- [TASK BRIEF] From the entries provided below, copy each line that contains the word "with".

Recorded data
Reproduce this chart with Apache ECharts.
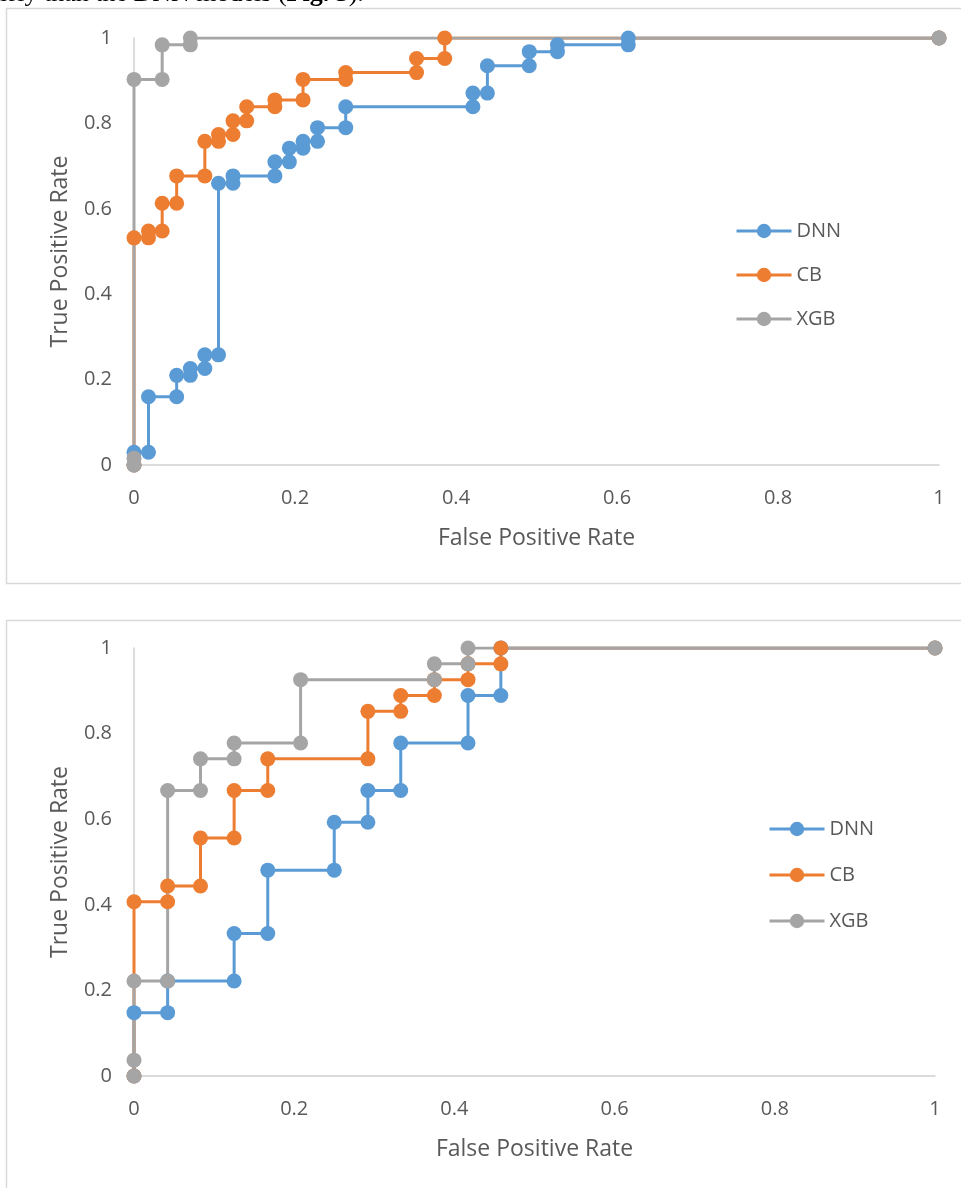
<!DOCTYPE html>
<html>
<head>
<meta charset="utf-8">
<script src="https://cdn.jsdelivr.net/npm/echarts@6/dist/echarts.min.js"></script>
<style>
  html, body { margin: 0; padding: 0; background: #fff; }
  #main { width: 961px; height: 1188px; }
</style>
</head>
<body>
<div id="main"></div>
<script>
// ROC points, [FPR, TPR]
// top panel
const dnnTop = [[0, 0], [0, 0.03], [0.018, 0.03], [0.018, 0.16], [0.053, 0.16], [0.053, 0.21],
    [0.07, 0.21], [0.07, 0.226], [0.088, 0.226], [0.088, 0.258], [0.105, 0.258], [0.105, 0.66],
    [0.123, 0.66], [0.123, 0.677], [0.175, 0.677], [0.175, 0.71], [0.193, 0.71], [0.193, 0.742],
    [0.21, 0.742], [0.21, 0.758], [0.228, 0.758], [0.228, 0.79], [0.263, 0.79], [0.263, 0.839],
    [0.421, 0.839], [0.421, 0.871], [0.439, 0.871], [0.439, 0.935], [0.491, 0.935], [0.491, 0.968],
    [0.526, 0.968], [0.526, 0.984], [0.614, 0.984], [0.614, 1], [1, 1]];
const cbTop = [[0, 0], [0, 0.532], [0.018, 0.532], [0.018, 0.548], [0.035, 0.548], [0.035, 0.613],
    [0.053, 0.613], [0.053, 0.677], [0.088, 0.677], [0.088, 0.758], [0.105, 0.758], [0.105, 0.774],
    [0.123, 0.774], [0.123, 0.806], [0.14, 0.806], [0.14, 0.839], [0.175, 0.839], [0.175, 0.855],
    [0.21, 0.855], [0.21, 0.903], [0.263, 0.903], [0.263, 0.919], [0.351, 0.919], [0.351, 0.952],
    [0.386, 0.952], [0.386, 1], [1, 1]];
const xgbTop = [[0, 0], [0, 0.016], [0, 0.903], [0.035, 0.903], [0.035, 0.984], [0.07, 0.984],
    [0.07, 1], [1, 1]];

// bottom panel
const dnnBottom = [[0, 0], [0, 0.148], [0.042, 0.148], [0.042, 0.222], [0.125, 0.222], [0.125, 0.333],
    [0.167, 0.333], [0.167, 0.481], [0.25, 0.481], [0.25, 0.593], [0.292, 0.593], [0.292, 0.667],
    [0.333, 0.667], [0.333, 0.778], [0.417, 0.778], [0.417, 0.889], [0.458, 0.889], [0.458, 1], [1, 1]];
const cbBottom = [[0, 0], [0, 0.407], [0.042, 0.407], [0.042, 0.444], [0.083, 0.444], [0.083, 0.556],
    [0.125, 0.556], [0.125, 0.667], [0.167, 0.667], [0.167, 0.741], [0.292, 0.741], [0.292, 0.852],
    [0.333, 0.852], [0.333, 0.889], [0.375, 0.889], [0.375, 0.926], [0.417, 0.926], [0.417, 0.963],
    [0.458, 0.963], [0.458, 1], [1, 1]];
const xgbBottom = [[0, 0], [0, 0.037], [0, 0.222], [0.042, 0.222], [0.042, 0.667], [0.083, 0.667],
    [0.083, 0.741], [0.125, 0.741], [0.125, 0.778], [0.208, 0.778], [0.208, 0.926], [0.375, 0.926],
    [0.375, 0.963], [0.417, 0.963], [0.417, 1], [1, 1]];

const names = ['DNN', 'CB', 'XGB'];
const colors = ['#5B9BD5', '#ED7D31', '#A5A5A5'];

const font = "'Open Sans', sans-serif";
const textColor = '#595959';

function xAxis(gridIndex) {
    return {
        gridIndex: gridIndex,
        type: 'value',
        min: 0, max: 1, interval: 0.2,
        name: 'False Positive Rate',
        nameLocation: 'middle',
        nameGap: 62,
        nameTextStyle: { color: textColor, fontSize: 23, fontFamily: font },
        axisLine: { show: true, lineStyle: { color: '#d0d0d0', width: 1.5 } },
        axisTick: { show: false },
        splitLine: { show: false },
        axisLabel: { color: textColor, fontSize: 20, fontFamily: font, margin: 23 }
    };
}

function yAxis(gridIndex) {
    return {
        gridIndex: gridIndex,
        type: 'value',
        min: 0, max: 1, interval: 0.2,
        name: 'True Positive Rate',
        nameLocation: 'middle',
        nameGap: 62,
        nameTextStyle: { color: textColor, fontSize: 23, fontFamily: font },
        axisLine: { show: true, lineStyle: { color: '#d0d0d0', width: 1.5 } },
        axisTick: { show: false },
        splitLine: { show: false },
        axisLabel: { color: textColor, fontSize: 20, fontFamily: font, margin: 22 }
    };
}

function rocSeries(name, data, idx) {
    const c = colors[names.indexOf(name)];
    return {
        name: name,
        type: 'line',
        xAxisIndex: idx,
        yAxisIndex: idx,
        data: data,
        symbol: 'circle',
        symbolSize: 15,
        showAllSymbol: true,
        lineStyle: { color: c, width: 3 },
        itemStyle: { color: c },
        emphasis: { disabled: true },
        animation: false
    };
}

const legendBase = {
    orient: 'vertical',
    padding: 0,
    itemWidth: 55,
    itemHeight: 18,
    itemGap: 24,
    lineStyle: { width: 3 },
    textStyle: { color: textColor, fontSize: 20, fontFamily: font },
    data: names
};

const chart = echarts.init(document.getElementById('main'), null, { renderer: 'canvas' });

chart.setOption({
    backgroundColor: '#ffffff',
    animation: false,
    color: colors,
    graphic: [
        {
            type: 'text', left: -3, top: -19,
            style: {
                rich: {
                    n: { fontFamily: "'Liberation Serif', serif", fontSize: 26, fill: '#000' },
                    b: { fontFamily: "'Liberation Serif', serif", fontSize: 26, fontWeight: 'bold', fill: '#000' }
                },
                text: '{n|erly than the DNN models (}{b|Fig. 3}{n|).}'
            }
        },
        {
            type: 'rect', shape: { x: 6.5, y: 8.5, width: 970, height: 575 },
            style: { fill: 'none', stroke: '#d9d9d9', lineWidth: 1.5 }, z: -1
        },
        {
            type: 'rect', shape: { x: 6.5, y: 620.5, width: 970, height: 600 },
            style: { fill: 'none', stroke: '#d9d9d9', lineWidth: 1.5 }, z: -1
        }
    ],
    grid: [
        { left: 134, top: 38, width: 805, height: 427 },
        { left: 134, top: 648, width: 801, height: 428 }
    ],
    xAxis: [xAxis(0), xAxis(1)],
    yAxis: [yAxis(0), yAxis(1)],
    legend: [
        Object.assign({}, legendBase, { left: 735, top: 221 }),
        Object.assign({}, legendBase, { left: 768, top: 819, itemGap: 26 })
    ],
    series: [
        rocSeries('DNN', dnnTop, 0),
        rocSeries('CB', cbTop, 0),
        rocSeries('XGB', xgbTop, 0),
        rocSeries('DNN', dnnBottom, 1),
        rocSeries('CB', cbBottom, 1),
        rocSeries('XGB', xgbBottom, 1)
    ]
});
</script>
</body>
</html>
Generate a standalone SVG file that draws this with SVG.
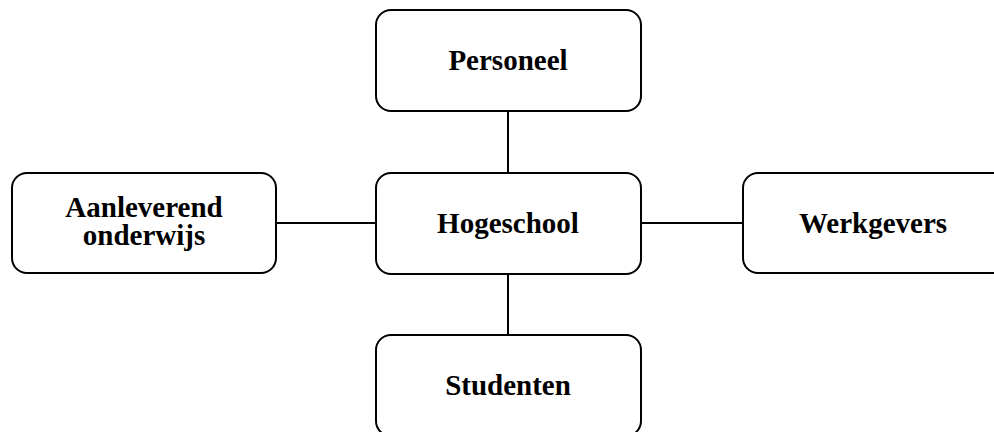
<svg xmlns="http://www.w3.org/2000/svg" width="994" height="432" viewBox="0 0 994 432">
<style>
.box{fill:#fff;stroke:#000;stroke-width:2}
.lbl{font-family:"Liberation Serif","Times New Roman",serif;font-weight:bold;font-size:29px;fill:#000;text-anchor:middle}
.con{stroke:#000;stroke-width:2;fill:none}
</style>
<rect width="994" height="432" fill="#fff"/>
<g id="connectors">
<line class="con" x1="508" y1="111" x2="508" y2="173"/>
<line class="con" x1="508" y1="274" x2="508" y2="335"/>
<line class="con" x1="276" y1="223" x2="376" y2="223"/>
<line class="con" x1="641" y1="223" x2="743" y2="223"/>
</g>
<g id="personeel">
<rect class="box" x="376" y="10" width="265" height="101" rx="15"/>
<text class="lbl" x="508" y="70">Personeel</text>
</g>
<g id="hogeschool">
<rect class="box" x="376" y="173" width="265" height="101" rx="15"/>
<text class="lbl" x="508" y="233">Hogeschool</text>
</g>
<g id="aanleverend">
<rect class="box" x="12" y="173" width="264" height="100" rx="15"/>
<text class="lbl" x="144" y="216.5">Aanleverend</text>
<text class="lbl" x="144" y="245">onderwijs</text>
</g>
<g id="werkgevers">
<rect class="box" x="743" y="173" width="265" height="100" rx="15"/>
<text class="lbl" x="873" y="233">Werkgevers</text>
</g>
<g id="studenten">
<rect class="box" x="376" y="335" width="265" height="101" rx="15"/>
<text class="lbl" x="508" y="395">Studenten</text>
</g>
</svg>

- [EXERCISE RESPONSE]
Reproduce this chart with Apache ECharts.
Generate a standalone SVG file that draws this with SVG.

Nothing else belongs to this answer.